• Source data:
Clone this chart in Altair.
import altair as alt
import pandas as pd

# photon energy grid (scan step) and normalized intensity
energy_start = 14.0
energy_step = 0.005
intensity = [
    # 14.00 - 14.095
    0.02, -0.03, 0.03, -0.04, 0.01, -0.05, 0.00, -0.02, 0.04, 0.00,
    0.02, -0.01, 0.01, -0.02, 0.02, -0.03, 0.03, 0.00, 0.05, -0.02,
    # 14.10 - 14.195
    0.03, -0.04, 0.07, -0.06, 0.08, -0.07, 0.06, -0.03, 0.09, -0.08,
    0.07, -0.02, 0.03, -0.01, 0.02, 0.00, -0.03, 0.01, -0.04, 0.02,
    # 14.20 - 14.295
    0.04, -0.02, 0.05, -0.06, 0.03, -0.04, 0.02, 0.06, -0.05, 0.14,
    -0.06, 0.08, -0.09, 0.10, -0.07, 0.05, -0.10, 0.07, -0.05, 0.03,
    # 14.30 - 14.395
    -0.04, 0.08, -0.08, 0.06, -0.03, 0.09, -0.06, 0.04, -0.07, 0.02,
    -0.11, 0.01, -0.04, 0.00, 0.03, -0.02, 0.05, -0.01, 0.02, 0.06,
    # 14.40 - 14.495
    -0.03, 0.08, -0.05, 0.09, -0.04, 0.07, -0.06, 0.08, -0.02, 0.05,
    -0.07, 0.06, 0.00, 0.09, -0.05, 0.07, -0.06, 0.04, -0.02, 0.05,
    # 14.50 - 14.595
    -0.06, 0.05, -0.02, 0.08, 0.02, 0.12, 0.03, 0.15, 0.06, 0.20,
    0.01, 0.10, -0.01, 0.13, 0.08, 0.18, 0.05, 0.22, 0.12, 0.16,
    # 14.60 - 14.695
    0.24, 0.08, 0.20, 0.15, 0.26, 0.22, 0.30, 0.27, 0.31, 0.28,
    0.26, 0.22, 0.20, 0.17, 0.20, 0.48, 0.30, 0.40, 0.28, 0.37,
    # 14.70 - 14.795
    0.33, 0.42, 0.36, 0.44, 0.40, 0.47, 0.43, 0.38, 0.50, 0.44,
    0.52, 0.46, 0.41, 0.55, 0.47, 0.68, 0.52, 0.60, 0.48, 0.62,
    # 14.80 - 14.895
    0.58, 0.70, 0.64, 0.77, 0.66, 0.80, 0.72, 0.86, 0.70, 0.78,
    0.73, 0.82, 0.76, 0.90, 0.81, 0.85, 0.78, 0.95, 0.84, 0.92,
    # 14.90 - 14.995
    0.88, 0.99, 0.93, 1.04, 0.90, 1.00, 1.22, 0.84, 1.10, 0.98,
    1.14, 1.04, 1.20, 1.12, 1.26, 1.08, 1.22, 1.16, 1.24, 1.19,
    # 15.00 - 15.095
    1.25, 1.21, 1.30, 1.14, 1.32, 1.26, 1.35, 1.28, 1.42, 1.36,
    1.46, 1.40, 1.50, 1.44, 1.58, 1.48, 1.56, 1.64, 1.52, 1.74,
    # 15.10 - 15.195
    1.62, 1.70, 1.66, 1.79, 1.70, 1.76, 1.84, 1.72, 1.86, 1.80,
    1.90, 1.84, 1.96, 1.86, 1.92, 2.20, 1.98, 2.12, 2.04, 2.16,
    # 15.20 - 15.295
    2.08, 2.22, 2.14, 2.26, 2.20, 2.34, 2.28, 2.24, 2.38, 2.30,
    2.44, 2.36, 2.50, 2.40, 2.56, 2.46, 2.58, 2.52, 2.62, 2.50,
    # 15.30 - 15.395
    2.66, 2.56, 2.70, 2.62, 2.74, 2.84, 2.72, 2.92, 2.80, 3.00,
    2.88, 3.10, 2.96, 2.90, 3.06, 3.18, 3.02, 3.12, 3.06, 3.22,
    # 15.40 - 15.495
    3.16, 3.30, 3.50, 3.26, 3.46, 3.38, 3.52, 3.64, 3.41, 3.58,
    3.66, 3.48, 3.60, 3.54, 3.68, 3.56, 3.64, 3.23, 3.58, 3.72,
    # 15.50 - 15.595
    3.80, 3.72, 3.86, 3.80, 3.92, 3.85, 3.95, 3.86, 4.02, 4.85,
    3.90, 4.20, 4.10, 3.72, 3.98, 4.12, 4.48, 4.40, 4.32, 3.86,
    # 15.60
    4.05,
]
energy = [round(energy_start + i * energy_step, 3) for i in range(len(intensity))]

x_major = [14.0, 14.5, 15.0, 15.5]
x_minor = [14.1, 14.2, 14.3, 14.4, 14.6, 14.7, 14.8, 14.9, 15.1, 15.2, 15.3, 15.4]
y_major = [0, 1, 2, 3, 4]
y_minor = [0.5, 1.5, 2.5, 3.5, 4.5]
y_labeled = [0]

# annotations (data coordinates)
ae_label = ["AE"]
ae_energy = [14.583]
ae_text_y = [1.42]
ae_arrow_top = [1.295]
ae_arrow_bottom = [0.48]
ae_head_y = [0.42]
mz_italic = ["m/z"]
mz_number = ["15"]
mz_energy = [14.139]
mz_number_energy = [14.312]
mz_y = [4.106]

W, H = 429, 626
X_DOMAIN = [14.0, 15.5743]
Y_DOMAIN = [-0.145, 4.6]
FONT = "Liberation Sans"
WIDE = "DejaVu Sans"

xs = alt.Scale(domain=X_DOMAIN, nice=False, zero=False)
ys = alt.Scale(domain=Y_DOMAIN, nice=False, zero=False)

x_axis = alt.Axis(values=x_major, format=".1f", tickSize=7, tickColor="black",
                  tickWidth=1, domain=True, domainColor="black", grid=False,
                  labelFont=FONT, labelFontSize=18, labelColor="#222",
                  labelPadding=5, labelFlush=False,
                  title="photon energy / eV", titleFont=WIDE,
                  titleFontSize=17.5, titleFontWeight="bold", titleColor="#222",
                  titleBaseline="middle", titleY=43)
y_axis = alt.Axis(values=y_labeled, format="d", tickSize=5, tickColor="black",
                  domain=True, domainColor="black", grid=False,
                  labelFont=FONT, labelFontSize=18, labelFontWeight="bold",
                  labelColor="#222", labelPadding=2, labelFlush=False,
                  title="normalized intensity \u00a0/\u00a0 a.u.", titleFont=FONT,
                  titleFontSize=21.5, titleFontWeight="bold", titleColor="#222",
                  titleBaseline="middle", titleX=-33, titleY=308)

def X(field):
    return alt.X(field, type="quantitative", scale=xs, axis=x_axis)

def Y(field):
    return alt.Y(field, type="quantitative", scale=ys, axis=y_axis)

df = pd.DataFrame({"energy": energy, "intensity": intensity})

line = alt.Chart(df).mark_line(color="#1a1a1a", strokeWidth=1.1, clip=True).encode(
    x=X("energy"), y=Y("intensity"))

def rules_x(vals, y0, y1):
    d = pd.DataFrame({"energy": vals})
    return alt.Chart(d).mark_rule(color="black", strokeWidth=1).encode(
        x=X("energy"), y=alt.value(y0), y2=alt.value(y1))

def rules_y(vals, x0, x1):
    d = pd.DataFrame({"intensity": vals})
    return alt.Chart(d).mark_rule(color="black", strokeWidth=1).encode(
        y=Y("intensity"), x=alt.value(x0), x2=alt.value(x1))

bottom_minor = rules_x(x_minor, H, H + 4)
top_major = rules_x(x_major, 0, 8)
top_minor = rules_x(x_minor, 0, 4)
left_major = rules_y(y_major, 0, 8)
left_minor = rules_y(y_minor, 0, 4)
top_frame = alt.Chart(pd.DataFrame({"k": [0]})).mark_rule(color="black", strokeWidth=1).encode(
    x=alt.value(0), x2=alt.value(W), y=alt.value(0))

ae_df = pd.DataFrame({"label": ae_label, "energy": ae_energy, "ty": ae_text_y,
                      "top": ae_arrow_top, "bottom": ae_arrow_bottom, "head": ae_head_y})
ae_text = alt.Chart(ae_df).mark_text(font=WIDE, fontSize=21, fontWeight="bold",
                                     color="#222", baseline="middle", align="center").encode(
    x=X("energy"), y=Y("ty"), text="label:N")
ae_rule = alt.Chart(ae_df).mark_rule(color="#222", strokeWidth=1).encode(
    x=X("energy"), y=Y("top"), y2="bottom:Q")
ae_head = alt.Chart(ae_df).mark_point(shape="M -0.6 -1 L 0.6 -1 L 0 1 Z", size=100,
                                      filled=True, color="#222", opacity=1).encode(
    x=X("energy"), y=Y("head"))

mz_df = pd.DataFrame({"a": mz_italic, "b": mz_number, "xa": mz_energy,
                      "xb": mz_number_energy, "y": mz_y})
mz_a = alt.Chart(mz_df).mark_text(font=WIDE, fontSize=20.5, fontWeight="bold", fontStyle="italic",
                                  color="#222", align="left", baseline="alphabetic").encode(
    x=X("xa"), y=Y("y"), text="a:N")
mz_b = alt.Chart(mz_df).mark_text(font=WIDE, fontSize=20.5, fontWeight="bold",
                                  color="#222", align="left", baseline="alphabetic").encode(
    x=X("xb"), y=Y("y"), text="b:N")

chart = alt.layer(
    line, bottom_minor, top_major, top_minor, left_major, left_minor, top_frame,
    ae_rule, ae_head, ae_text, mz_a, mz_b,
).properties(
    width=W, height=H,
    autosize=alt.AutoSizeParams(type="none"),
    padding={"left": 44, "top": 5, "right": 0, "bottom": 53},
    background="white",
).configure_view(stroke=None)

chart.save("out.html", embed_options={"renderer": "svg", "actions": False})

• Required task: Copy out the listing above, line by line and exactly, from its first line to the line holding "import pandas as pd", inclusive.

• Result of this task:
Clone this chart in Altair.
import altair as alt
import pandas as pd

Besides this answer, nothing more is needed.